Alves paid tribute to the advice he gained from his father, a man who he said was the daddy of them all when it came to that streetwise knack of silencing strikers which Portuguese defenders often exhibit. It is a trait he will need to display to keep in-form Hibs strikers Anthony Stokes and Simon Murray quiet in today’s eagerly anticipated shoot-out in Govan.

“I like to play hard but I also like to play fair, this comes from my father,” said Alves, a fearsome product of the favelas who played for Flamengo and Bahia before his talents took him to Northern Portugal. “They used to say he was one of the five most dangerous defenders in Brazil. There is a famous story – in Bahia there is a big rivalry between the teams. One day because they were playing against a striker who kicks everybody there, they brought my father there to fight against him, and there was a big fight.

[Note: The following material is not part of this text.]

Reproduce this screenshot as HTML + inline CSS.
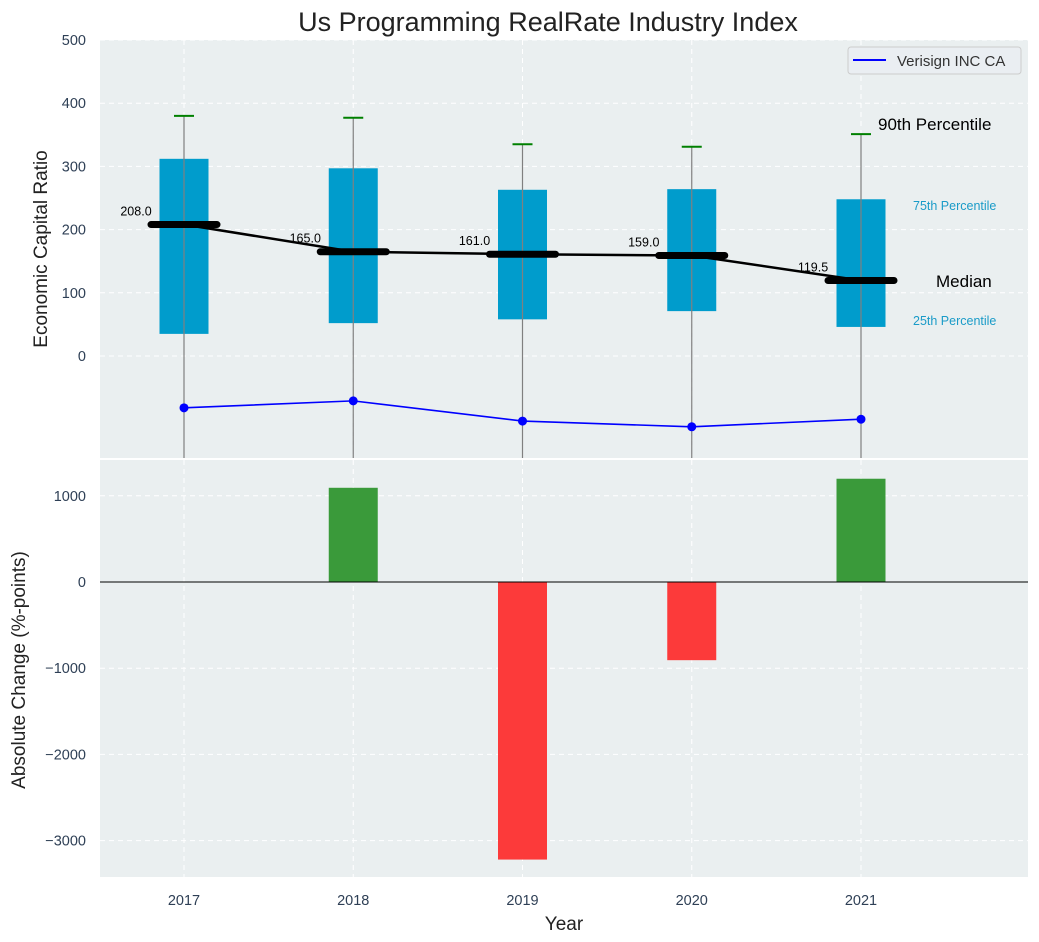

“Pozoa de Varzim is a special place because it is a fishermans’ city and they bring a bit of this difficult life to the pitch,” he said. “We always have a lot of talented players from my city and they have always have this attitude, it is something you cannot explain. So I learned from my father but also from my city, this culture they have there.

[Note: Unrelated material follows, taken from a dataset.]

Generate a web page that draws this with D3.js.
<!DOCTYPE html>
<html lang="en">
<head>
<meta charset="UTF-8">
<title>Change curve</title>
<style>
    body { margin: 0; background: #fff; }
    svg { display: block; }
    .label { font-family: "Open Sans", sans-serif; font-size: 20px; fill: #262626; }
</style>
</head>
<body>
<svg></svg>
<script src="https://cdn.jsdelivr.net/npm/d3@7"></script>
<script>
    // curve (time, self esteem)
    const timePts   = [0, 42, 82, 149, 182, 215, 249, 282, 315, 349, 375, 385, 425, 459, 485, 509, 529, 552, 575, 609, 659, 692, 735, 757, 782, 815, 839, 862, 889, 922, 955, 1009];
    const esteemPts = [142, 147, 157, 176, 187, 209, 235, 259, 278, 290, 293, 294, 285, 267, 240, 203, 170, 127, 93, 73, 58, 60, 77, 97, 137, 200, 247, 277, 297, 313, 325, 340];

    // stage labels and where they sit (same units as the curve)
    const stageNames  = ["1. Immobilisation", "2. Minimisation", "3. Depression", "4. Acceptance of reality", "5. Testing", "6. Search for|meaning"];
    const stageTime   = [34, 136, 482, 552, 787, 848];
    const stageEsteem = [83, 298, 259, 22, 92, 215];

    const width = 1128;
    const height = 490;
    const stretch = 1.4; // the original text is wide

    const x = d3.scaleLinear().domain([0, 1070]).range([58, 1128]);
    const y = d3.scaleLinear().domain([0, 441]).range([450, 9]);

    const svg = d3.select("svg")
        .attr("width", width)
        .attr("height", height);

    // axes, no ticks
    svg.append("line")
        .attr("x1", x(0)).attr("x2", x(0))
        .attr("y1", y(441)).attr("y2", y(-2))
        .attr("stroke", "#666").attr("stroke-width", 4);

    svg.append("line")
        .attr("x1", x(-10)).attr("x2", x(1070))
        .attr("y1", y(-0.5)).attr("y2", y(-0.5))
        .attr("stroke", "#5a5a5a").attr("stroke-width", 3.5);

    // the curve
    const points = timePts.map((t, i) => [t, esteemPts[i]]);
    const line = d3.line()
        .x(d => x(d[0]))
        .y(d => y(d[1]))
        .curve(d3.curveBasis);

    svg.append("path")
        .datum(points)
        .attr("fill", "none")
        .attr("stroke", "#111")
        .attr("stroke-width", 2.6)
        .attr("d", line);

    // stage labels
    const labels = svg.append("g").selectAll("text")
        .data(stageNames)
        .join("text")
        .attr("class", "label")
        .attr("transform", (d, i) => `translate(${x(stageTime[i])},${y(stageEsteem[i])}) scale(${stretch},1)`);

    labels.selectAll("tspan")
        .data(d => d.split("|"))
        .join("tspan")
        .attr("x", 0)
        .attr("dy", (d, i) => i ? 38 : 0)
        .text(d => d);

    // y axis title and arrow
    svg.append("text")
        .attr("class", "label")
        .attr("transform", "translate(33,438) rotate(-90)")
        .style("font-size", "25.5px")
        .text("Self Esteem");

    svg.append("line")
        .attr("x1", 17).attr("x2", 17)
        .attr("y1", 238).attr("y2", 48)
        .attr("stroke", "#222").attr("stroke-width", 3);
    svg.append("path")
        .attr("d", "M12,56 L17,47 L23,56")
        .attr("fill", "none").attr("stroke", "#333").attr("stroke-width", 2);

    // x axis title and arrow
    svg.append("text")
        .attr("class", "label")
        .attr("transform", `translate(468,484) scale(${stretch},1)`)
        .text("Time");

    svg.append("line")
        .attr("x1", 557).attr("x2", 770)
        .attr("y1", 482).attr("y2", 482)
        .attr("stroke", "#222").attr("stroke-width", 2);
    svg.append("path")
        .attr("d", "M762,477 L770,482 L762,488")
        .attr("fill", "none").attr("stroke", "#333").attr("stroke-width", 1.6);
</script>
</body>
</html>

“When I was at Porto, it was like that too. We had to fight against all the difficulties. Benfica and Sporting were bigger than Porto at the time but Porto is what it is today because of this kind of behaviour and attitude. So all of my career I liked to play like this and many persons that I know, they told me that I came to the right club and the right country because this is the kind of football that I like. When I told my friend Jose Fonte about Rangers, he said ‘Bruno, this is a good move for you’. He told me it was going to be physical – in Portugal, we say it is going to be your beach!’”

Where once his father used to shackle the greats of the golden era of Brazilian football now Alves schemes to stop the superstars of another generation. “The toughest is Ronaldo, for me he is the best,” said Alves. “He is so difficult to mark, he has so many skills. He is strong in the air, fast, a great dribbler – left or right. I also played against Drogba. Many years ago, when I was 21, I also played against Peter Crouch – that was a difficult challenge. Every game is difficult, you need to adapt to the conditions.”

The 35-year-old won’t be taking every set piece going, merely when the angle and moment suits him. He will be in the mix with Daniel Candeias, Niko Kranjcar and James Tavernier. The only time he can’t get a look-in is during international matches – when Cristiano Ronaldo tends to have the role to himself. “I have scored some free-kicks previously – but none for the national team because Ronaldo never lets me take any!” he said. “Candeias was supposed to take it on Wednesday night, but I asked him if I could have it because I like taking them from that area of the pitch.”

It hasn’t taken long for a hero to be born. “Another thing I learned from my father, when you give your best, you receive good things. This is what I expect here, to give my best, do a good job and win.”